The notions of “freedom” and choice are not as binary as they used to be when time sharing a machine in the 1960s and writing all your own software. Few people need or want to see all the code for everything they run, and yet the commercialization of software, hardware and data silos can be seen as a troubling movement of it’s own these days. Practicality can intersect with true believers in new ways. There is a whole stack of requirements needed for what most people call full solutions today. One’s machine (ram, cpu, disk and network) with an OS, virtualized or not, isn’t where most people stop. People care about using their data on Internet sites with beautiful user experiences.
I am not sure which wifi drivers the FSF approves of these days but the list must be quite limited. Video drivers have gotten better lately but when traveling and connecting to a number of video projectors things need to just work. The move away from Fourth, proprietary Award and proprietary Phoenix BIOSes to locked down BIOSes and boot loaders implementations using UEFI – if implemented well, can actually help validate that the OS you wanted when setting up the machine is the OS you are actually running.

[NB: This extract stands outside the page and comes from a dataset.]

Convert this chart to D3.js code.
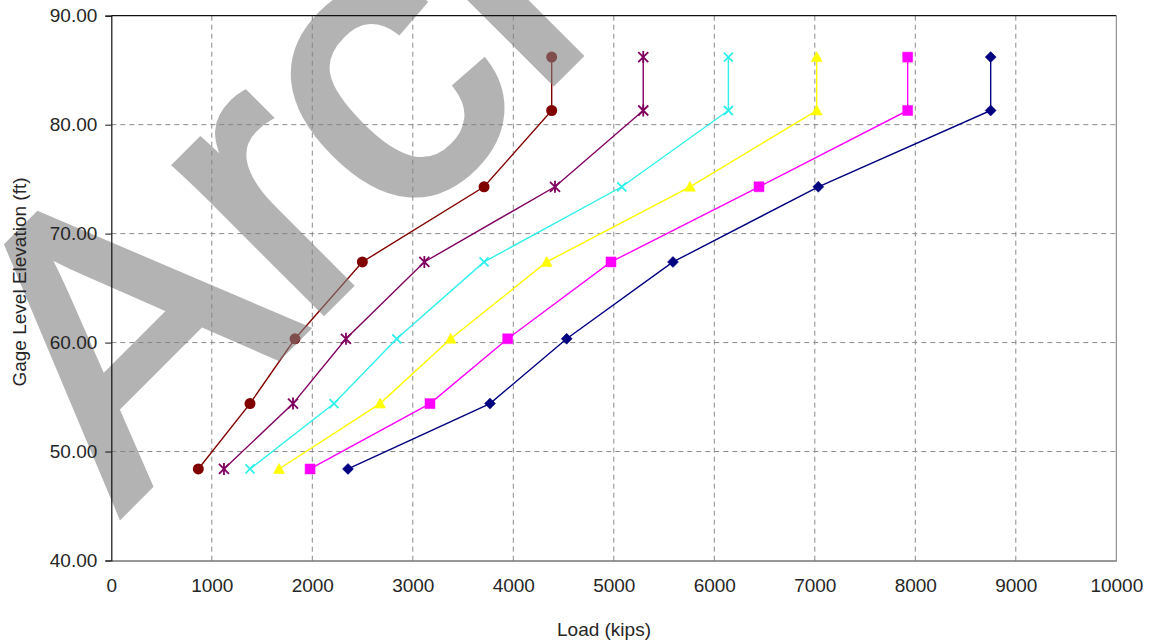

Sometimes there’s a gap in functionality between different solutions. All things are usually not equal when making these choices. A key reason that commercial and proprietary software solutions exist is to address problems people are having with their existing solutions. They can pay developers to focus on and solve people’s problems. The complexity
If I just want to run a web browser, how much does it matter how I run it? If running Firefox on Windows, am I more or less ethical than when I’m running Firefox on Linux? How about Firefox on FreeBSD vs. Darwin vs. Apple MacOS? How about Chrome (or Chromium) vs. Firefox vs. Midori? How about running Internet Explorer in virtualbox to access sites that require it? How about iOS vs. Android if carriers lock them down and it’s illegal to unlock them in the US anyway? How about a tablet running Windows 8 vs. a Raspberry Pi? What about trying to watch an HDCP protected Blue Ray? It might be necessary if DVDs become less common.